"I feel reborn," says Egyptian feminist author and activist Nawal El Saadawi. "I am 80, but I feel young, I feel all my energy coming back, I feel my childhood dream coming back."

The revolution in Egypt has inspired people across the world, and we talk to Nawal today to find out why she thinks the successful removal of the Mubarak regime is the culimation of a movement to change the entire structure of Egyptian capitalist, patriarchal politics.

"The US has to go back to the drawing board," says legendary journalist Helen Thomas of US policy in the Middle East and North Africa. As Egypt throws off its regime and protests ripple across the region, she notes that the world is waking up to the fact that people under repressive dictatorships can and will fight back--and use nonviolence to achieve their aims rather than invasion.
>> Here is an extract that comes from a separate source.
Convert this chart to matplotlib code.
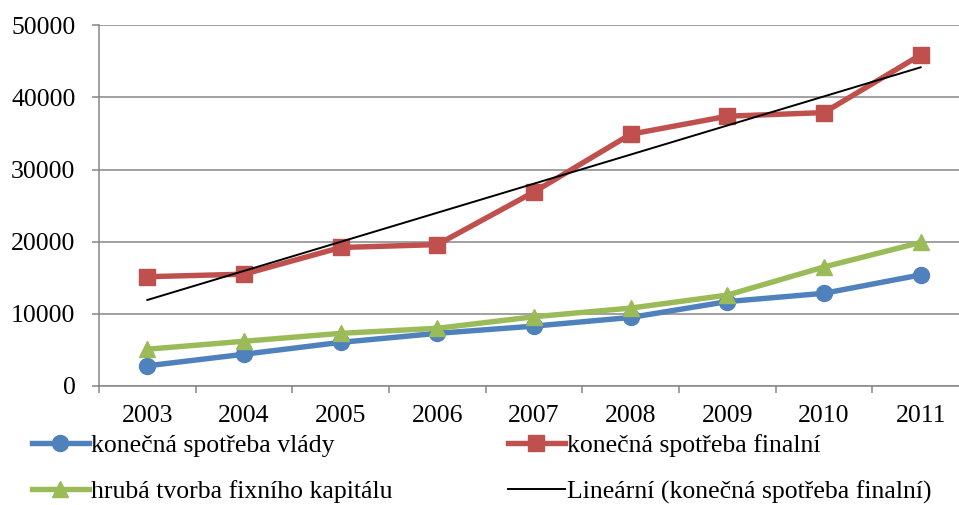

We check in with the longest-serving White House correspondent to discuss revolution, and why she's not done fighting.

Meanwhile back at home, the Conservative Political Action Conference is a good place, says Sarah Posner, to "put your finger on the pulse of the conservative movement" in the US.  From straw polls for president--Congressman Ron Paul won that one--to tiffs over gay conservatives and Islamophobia, this past weekend at CPAC saw a lot of action, and Sarah was there to report, for Religion Dispatches and The Nation.

Sarah joins us via Skype to give us a rundown of the good, the bad, and the unintentionally hilarious--from Ann Coulter's declaration of support for GOProud to Dick Cheney's run-in with a heckler or two.

And while people are drawing different lessons from the Egyptian revolution, Nicholas Kristof notes that one of the biggest is to listen to the powerless, not the powerful. And Laura looks at a few stories of the relatively powerless--the workers--being ignored right here at home.